■ **AIM**
Repeat the data word for word. Do not include the pictures.
--------------------------------------------------
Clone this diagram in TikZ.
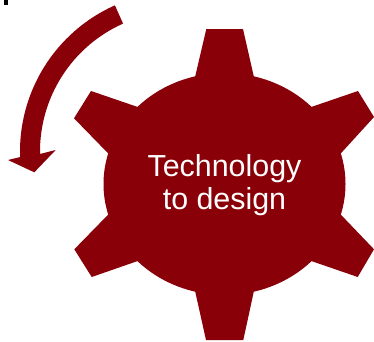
\documentclass[tikz,border=0pt]{standalone}
\usepackage{fontspec}
\setmainfont{Liberation Sans}
\definecolor{gearred}{HTML}{8A0008}
\tikzset{
  shapefill/.style={fill=gearred,draw=none},
  geartext/.style={text=white,align=center,inner sep=0pt,font=\fontsize{30.4}{33}\selectfont},
  ga/.style={shift={(224.5,157)}},
  ar/.style={shift={(180,189.5)}}
}
\begin{document}
\begin{tikzpicture}[x=1pt,y=1pt]
\useasboundingbox (0,0) rectangle (374,341);
\fill[black] (4,336) rectangle (8,341);
% curved arrow
\path[shapefill] ([ar]114:160) arc[start angle=114,end angle=182,radius=160]
  -- (8,181) -- (34.3,168.7) -- (55.7,191)
  -- ([ar]181:140) arc[start angle=181,end angle=114,radius=140] -- cycle;
% gear
\path[shapefill]
  (206.3,312) -- (243,312) -- ([ga]76:121 and 111)
  arc[start angle=76,end angle=44,x radius=121,y radius=111]
  -- (358,250) -- (374,224) -- ([ga]16:121 and 111)
  arc[start angle=16,end angle=-16,x radius=121,y radius=111]
  -- (374,91.7) -- (357.7,64) -- ([ga]-44:121 and 111)
  arc[start angle=-44,end angle=-76,x radius=121,y radius=111]
  -- (243.3,1) -- (206,1) -- ([ga]-104:121 and 111)
  arc[start angle=-104,end angle=-136,x radius=121,y radius=111]
  -- (91.7,64) -- (74.3,91.7) -- ([ga]-164:121 and 111)
  arc[start angle=-164,end angle=-196,x radius=121,y radius=111]
  -- (74,222.7) -- (91,250) -- ([ga]136:121 and 111)
  arc[start angle=136,end angle=104,x radius=121,y radius=111]
  -- cycle;
\node[geartext] (label) at (224.5,156) {Technology\\to design};
\end{tikzpicture}
\end{document}
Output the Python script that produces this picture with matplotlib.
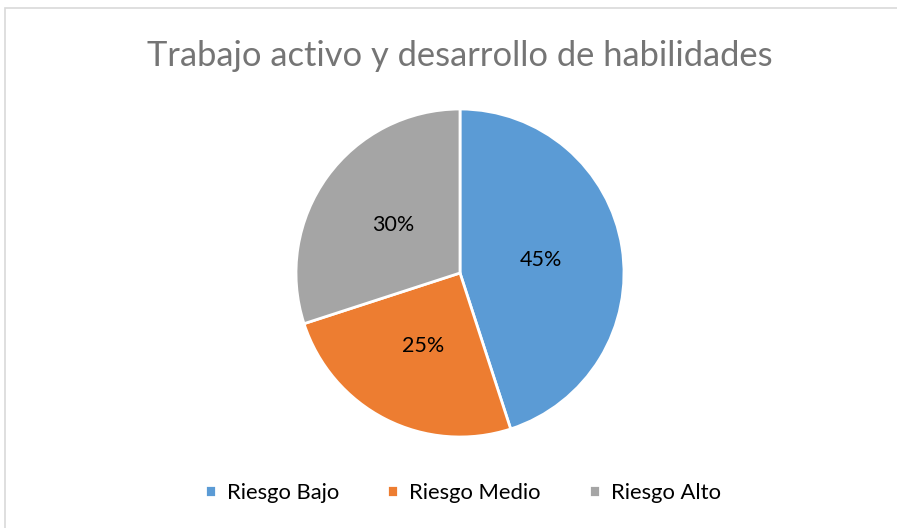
import matplotlib.pyplot as plt
from matplotlib.patches import Rectangle

# datos del gráfico
categorias = ["Riesgo Bajo", "Riesgo Medio", "Riesgo Alto"]
valores = [45, 25, 30]
colores = ["#5B9BD5", "#ED7D31", "#A5A5A5"]
titulo = "Trabajo activo y desarrollo de habilidades"

plt.rcParams['font.family'] = ['Lato', 'DejaVu Sans']

W, H = 897, 528
fig = plt.figure(figsize=(W / 100, H / 100), dpi=100)
fig.patch.set_facecolor("white")

# marco del área del gráfico
fig.patches.append(Rectangle((5 / W, -0.01), 1.02, 1 - 8 / H + 0.01, transform=fig.transFigure,
                             fill=False, edgecolor="#D9D9D9", linewidth=1.2))

# eje de la torta: centro (460, 273), radio 164 px
r = 164
cx, cy = 460, 273
ax = fig.add_axes([(cx - r) / W, (H - cy - r) / H, 2 * r / W, 2 * r / H])
wedges, texts, autotexts = ax.pie(
    valores, colors=colores, startangle=90, counterclock=False,
    autopct=lambda p: f"{p:.0f}%", pctdistance=0.5, radius=1.0,
    wedgeprops=dict(edgecolor="white", linewidth=2),
    textprops=dict(fontsize=15.5, color="black"))
ax.set_xlim(-1, 1)
ax.set_ylim(-1, 1)
ax.set_aspect("equal")

fig.text(460 / W, 1 - 56 / H, titulo, ha="center", va="center",
         fontsize=24.8, color="#757575")

fig.legend(wedges, categorias, loc="center", bbox_to_anchor=(463 / W, 1 - 493 / H),
           ncol=3, frameon=False, fontsize=15.8, handlelength=0.5, handleheight=0.5,
           handletextpad=0.5, columnspacing=2.2)

fig.savefig("out.png", dpi=100)
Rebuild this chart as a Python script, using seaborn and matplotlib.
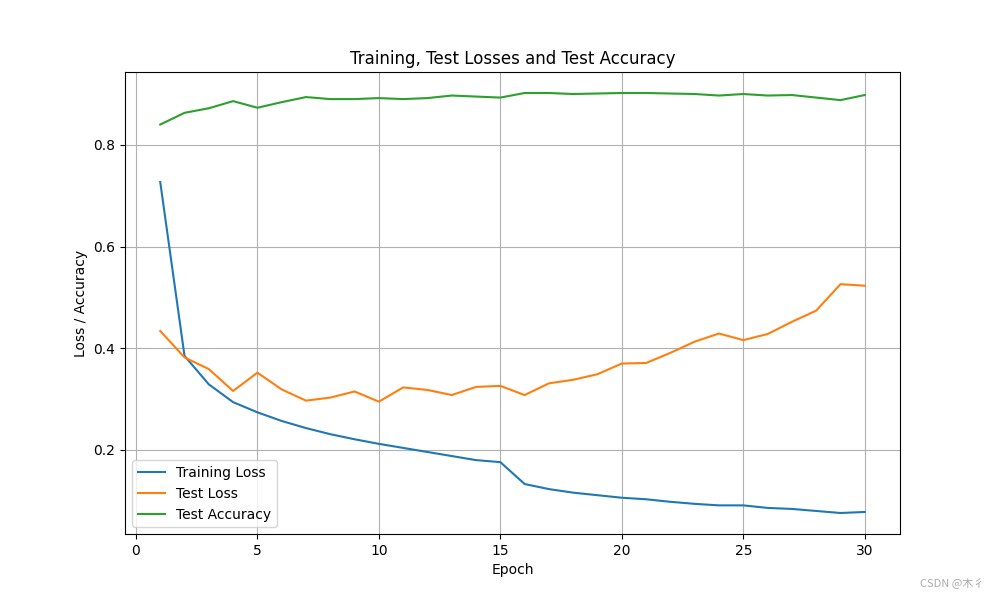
--------------------------------------------------
■ **FULL SOLUTION**
Clone this diagram in TikZ.
\documentclass[tikz,border=0pt]{standalone}
\usepackage{fontspec}
\setmainfont{Liberation Sans}
\definecolor{gearred}{HTML}{8A0008}
\tikzset{
  shapefill/.style={fill=gearred,draw=none},
  geartext/.style={text=white,align=center,inner sep=0pt,font=\fontsize{30.4}{33}\selectfont},
  ga/.style={shift={(224.5,157)}},
  ar/.style={shift={(180,189.5)}}
}
\begin{document}
\begin{tikzpicture}[x=1pt,y=1pt]
\useasboundingbox (0,0) rectangle (374,341);
\fill[black] (4,336) rectangle (8,341);
% curved arrow
\path[shapefill] ([ar]114:160) arc[start angle=114,end angle=182,radius=160]
  -- (8,181) -- (34.3,168.7) -- (55.7,191)
  -- ([ar]181:140) arc[start angle=181,end angle=114,radius=140] -- cycle;
% gear
\path[shapefill]
  (206.3,312) -- (243,312) -- ([ga]76:121 and 111)
  arc[start angle=76,end angle=44,x radius=121,y radius=111]
  -- (358,250) -- (374,224) -- ([ga]16:121 and 111)
  arc[start angle=16,end angle=-16,x radius=121,y radius=111]
  -- (374,91.7) -- (357.7,64) -- ([ga]-44:121 and 111)
  arc[start angle=-44,end angle=-76,x radius=121,y radius=111]
  -- (243.3,1) -- (206,1) -- ([ga]-104:121 and 111)
  arc[start angle=-104,end angle=-136,x radius=121,y radius=111]
  -- (91.7,64) -- (74.3,91.7) -- ([ga]-164:121 and 111)
  arc[start angle=-164,end angle=-196,x radius=121,y radius=111]
  -- (74,222.7) -- (91,250) -- ([ga]136:121 and 111)
  arc[start angle=136,end angle=104,x radius=121,y radius=111]
  -- cycle;
\node[geartext] (label) at (224.5,156) {Technology\\to design};
\end{tikzpicture}
\end{document}
Output the Python script that produces this picture with matplotlib.
import matplotlib.pyplot as plt
from matplotlib.patches import Rectangle

# datos del gráfico
categorias = ["Riesgo Bajo", "Riesgo Medio", "Riesgo Alto"]
valores = [45, 25, 30]
colores = ["#5B9BD5", "#ED7D31", "#A5A5A5"]
titulo = "Trabajo activo y desarrollo de habilidades"

plt.rcParams['font.family'] = ['Lato', 'DejaVu Sans']

W, H = 897, 528
fig = plt.figure(figsize=(W / 100, H / 100), dpi=100)
fig.patch.set_facecolor("white")

# marco del área del gráfico
fig.patches.append(Rectangle((5 / W, -0.01), 1.02, 1 - 8 / H + 0.01, transform=fig.transFigure,
                             fill=False, edgecolor="#D9D9D9", linewidth=1.2))

# eje de la torta: centro (460, 273), radio 164 px
r = 164
cx, cy = 460, 273
ax = fig.add_axes([(cx - r) / W, (H - cy - r) / H, 2 * r / W, 2 * r / H])
wedges, texts, autotexts = ax.pie(
    valores, colors=colores, startangle=90, counterclock=False,
    autopct=lambda p: f"{p:.0f}%", pctdistance=0.5, radius=1.0,
    wedgeprops=dict(edgecolor="white", linewidth=2),
    textprops=dict(fontsize=15.5, color="black"))
ax.set_xlim(-1, 1)
ax.set_ylim(-1, 1)
ax.set_aspect("equal")

fig.text(460 / W, 1 - 56 / H, titulo, ha="center", va="center",
         fontsize=24.8, color="#757575")

fig.legend(wedges, categorias, loc="center", bbox_to_anchor=(463 / W, 1 - 493 / H),
           ncol=3, frameon=False, fontsize=15.8, handlelength=0.5, handleheight=0.5,
           handletextpad=0.5, columnspacing=2.2)

fig.savefig("out.png", dpi=100)
Rebuild this chart as a Python script, using seaborn and matplotlib.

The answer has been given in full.